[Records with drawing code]

——

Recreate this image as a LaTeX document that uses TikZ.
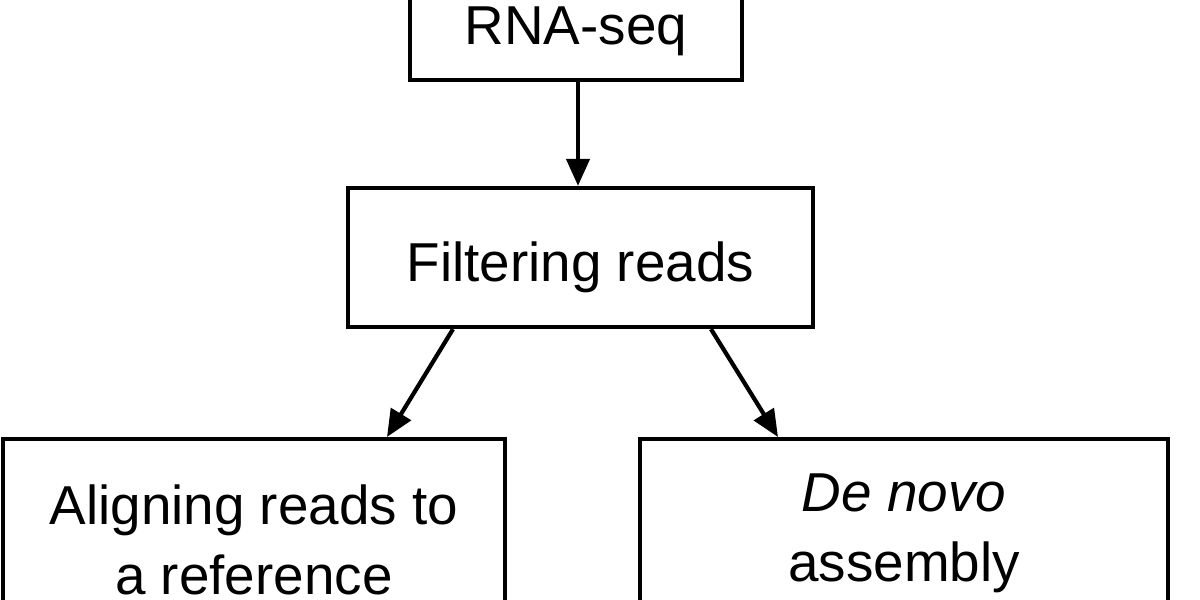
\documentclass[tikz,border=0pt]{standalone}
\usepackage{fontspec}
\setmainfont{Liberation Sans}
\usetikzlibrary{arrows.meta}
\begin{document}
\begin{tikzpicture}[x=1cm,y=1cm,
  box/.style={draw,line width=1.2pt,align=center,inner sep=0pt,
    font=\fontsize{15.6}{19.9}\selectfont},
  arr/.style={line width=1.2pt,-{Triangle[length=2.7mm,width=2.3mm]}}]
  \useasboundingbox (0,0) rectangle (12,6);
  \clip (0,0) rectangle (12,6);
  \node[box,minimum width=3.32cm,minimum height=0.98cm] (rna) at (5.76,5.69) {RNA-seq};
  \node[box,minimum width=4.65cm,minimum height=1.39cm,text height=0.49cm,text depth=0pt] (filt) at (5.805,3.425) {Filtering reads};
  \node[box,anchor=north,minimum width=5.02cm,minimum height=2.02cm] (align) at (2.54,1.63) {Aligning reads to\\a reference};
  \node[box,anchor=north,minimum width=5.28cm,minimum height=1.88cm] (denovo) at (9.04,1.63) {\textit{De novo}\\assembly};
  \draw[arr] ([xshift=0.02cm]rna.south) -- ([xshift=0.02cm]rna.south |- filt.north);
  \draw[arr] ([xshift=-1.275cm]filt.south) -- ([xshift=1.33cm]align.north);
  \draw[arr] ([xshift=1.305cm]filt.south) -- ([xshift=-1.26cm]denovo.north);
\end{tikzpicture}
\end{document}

——

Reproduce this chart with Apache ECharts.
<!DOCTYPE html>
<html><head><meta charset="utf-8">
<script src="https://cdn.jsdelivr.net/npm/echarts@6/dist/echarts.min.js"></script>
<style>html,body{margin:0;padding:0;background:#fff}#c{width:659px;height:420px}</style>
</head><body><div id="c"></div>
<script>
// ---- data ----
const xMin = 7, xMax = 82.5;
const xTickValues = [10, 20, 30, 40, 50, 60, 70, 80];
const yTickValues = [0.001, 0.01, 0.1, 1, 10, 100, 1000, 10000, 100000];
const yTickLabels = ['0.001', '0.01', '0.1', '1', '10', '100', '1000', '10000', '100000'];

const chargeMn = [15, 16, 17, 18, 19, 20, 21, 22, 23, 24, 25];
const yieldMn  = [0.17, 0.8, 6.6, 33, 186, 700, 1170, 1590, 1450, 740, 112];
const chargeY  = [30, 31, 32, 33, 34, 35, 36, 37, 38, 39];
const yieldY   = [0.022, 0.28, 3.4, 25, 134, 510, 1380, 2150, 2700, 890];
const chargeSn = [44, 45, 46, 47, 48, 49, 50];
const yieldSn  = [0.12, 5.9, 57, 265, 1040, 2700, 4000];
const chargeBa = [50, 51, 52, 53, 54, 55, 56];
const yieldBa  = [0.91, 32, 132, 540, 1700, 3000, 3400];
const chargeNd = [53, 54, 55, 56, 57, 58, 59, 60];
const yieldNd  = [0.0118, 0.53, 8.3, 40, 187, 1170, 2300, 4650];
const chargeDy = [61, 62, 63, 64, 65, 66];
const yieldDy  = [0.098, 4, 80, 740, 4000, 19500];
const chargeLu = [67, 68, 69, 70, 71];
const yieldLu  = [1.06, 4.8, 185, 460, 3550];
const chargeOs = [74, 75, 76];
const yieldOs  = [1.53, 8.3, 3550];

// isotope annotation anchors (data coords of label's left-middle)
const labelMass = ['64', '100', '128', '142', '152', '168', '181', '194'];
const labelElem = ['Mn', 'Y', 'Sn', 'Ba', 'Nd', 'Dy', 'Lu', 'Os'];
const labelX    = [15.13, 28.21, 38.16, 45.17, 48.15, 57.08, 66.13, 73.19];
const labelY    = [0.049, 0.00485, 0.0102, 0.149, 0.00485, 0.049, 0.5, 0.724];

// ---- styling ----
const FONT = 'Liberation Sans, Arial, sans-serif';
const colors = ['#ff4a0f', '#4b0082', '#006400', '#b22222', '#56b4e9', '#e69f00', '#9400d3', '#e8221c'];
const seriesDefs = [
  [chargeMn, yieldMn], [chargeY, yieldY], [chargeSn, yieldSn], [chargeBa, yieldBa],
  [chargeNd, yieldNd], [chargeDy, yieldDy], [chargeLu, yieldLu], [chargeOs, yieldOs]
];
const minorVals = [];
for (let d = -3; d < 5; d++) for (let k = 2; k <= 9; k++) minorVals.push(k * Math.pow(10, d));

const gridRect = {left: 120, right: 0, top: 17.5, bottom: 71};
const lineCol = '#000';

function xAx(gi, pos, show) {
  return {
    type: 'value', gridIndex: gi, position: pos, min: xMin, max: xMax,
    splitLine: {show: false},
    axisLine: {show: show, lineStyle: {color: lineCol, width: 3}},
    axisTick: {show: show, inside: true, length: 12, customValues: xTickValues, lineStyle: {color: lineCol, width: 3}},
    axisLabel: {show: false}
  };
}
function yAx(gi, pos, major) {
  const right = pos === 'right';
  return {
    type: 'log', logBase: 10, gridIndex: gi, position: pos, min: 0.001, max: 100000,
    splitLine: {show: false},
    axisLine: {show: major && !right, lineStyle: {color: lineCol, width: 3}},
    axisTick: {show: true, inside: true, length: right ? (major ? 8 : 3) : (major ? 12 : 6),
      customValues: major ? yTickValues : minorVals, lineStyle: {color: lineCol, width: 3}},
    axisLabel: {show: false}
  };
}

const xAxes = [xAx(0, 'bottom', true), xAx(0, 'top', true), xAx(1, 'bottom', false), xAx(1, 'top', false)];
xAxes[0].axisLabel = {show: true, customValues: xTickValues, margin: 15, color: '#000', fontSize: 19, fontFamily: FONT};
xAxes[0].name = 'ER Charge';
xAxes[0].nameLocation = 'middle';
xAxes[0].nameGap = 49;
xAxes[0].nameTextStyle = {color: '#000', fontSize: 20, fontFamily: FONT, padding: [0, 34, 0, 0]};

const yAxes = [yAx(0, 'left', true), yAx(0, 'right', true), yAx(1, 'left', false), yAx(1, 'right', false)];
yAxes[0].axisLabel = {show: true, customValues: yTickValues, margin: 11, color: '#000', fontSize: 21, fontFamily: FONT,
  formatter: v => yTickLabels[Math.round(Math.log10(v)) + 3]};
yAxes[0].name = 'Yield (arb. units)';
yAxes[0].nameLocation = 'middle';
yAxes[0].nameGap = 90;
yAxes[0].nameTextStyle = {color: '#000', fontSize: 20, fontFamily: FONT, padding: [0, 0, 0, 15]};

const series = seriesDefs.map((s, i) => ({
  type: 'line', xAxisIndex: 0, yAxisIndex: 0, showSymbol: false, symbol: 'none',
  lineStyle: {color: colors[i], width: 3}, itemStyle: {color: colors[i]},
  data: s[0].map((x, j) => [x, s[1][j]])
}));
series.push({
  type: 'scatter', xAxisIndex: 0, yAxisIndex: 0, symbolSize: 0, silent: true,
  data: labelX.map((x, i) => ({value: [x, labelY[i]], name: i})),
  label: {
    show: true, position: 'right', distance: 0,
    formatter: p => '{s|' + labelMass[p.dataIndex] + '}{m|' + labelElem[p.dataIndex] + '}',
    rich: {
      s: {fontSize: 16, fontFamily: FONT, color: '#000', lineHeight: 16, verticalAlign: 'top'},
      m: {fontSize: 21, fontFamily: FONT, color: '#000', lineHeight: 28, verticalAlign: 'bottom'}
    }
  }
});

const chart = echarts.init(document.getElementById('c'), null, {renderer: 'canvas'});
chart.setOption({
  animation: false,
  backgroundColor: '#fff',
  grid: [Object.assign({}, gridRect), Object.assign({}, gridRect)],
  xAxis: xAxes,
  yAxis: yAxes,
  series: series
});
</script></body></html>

——

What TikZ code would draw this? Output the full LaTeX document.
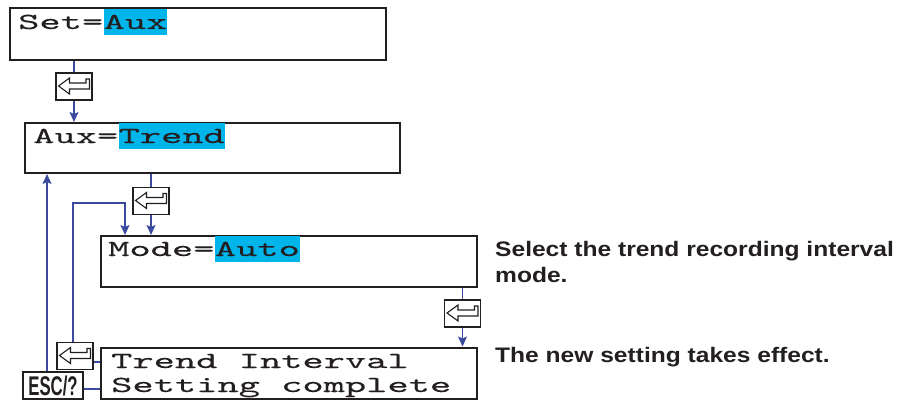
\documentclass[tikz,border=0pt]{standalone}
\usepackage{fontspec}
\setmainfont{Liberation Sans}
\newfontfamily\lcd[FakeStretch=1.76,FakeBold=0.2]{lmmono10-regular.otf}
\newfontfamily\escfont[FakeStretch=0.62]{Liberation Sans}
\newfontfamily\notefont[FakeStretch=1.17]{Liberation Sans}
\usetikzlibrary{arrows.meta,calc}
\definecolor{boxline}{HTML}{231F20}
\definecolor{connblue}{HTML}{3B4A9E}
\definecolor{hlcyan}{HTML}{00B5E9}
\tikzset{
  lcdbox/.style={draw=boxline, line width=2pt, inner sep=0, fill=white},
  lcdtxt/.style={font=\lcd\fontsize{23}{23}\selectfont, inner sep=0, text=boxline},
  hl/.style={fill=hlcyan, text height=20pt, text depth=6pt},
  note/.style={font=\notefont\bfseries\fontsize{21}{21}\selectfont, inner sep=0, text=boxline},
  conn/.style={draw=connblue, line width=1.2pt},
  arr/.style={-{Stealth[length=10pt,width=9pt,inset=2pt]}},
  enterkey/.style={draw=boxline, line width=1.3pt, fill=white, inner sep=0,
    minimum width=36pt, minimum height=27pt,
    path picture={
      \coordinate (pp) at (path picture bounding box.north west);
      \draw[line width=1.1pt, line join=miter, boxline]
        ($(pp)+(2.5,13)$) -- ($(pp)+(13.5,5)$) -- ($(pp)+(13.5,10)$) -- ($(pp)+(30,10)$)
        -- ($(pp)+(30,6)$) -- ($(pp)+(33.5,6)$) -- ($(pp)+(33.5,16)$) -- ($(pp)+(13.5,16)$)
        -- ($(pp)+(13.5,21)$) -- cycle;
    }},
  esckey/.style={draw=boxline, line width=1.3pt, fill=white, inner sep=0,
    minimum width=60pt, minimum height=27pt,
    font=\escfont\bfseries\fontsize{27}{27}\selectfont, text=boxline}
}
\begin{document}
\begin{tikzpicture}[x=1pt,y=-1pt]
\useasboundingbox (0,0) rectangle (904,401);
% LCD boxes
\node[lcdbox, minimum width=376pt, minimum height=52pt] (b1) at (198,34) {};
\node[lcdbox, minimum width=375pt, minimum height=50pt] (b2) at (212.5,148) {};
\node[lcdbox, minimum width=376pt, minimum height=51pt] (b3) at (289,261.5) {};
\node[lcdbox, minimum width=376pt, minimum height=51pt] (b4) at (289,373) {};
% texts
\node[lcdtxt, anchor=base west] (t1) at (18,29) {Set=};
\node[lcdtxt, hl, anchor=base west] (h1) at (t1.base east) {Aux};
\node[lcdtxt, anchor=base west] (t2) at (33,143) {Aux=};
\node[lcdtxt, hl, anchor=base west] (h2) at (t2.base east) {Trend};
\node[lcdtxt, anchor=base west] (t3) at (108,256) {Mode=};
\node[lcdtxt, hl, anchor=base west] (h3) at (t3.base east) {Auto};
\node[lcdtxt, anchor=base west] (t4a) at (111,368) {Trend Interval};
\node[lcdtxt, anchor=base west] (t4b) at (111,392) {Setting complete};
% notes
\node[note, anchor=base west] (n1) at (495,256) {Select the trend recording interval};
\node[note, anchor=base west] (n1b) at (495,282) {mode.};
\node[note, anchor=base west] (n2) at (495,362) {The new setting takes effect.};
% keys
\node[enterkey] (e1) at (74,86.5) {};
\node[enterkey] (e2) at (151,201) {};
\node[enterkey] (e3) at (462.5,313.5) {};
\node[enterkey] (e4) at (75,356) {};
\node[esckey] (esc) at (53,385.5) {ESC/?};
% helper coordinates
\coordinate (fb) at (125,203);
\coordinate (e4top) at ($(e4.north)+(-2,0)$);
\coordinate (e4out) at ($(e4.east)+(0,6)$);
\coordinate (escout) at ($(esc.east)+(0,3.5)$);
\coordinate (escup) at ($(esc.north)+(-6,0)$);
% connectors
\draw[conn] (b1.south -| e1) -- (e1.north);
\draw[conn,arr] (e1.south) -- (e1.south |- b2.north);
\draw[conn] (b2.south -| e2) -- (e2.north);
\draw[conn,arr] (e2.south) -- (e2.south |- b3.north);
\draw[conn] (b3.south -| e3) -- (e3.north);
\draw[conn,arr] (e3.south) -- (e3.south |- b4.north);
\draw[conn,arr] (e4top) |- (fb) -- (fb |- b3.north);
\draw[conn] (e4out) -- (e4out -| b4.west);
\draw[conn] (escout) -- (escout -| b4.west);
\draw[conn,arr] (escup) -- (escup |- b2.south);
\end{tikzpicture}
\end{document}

——

= What is needed =
Reply with one number only: the count of lines in the entries that contain "this".

= Exercise response =
3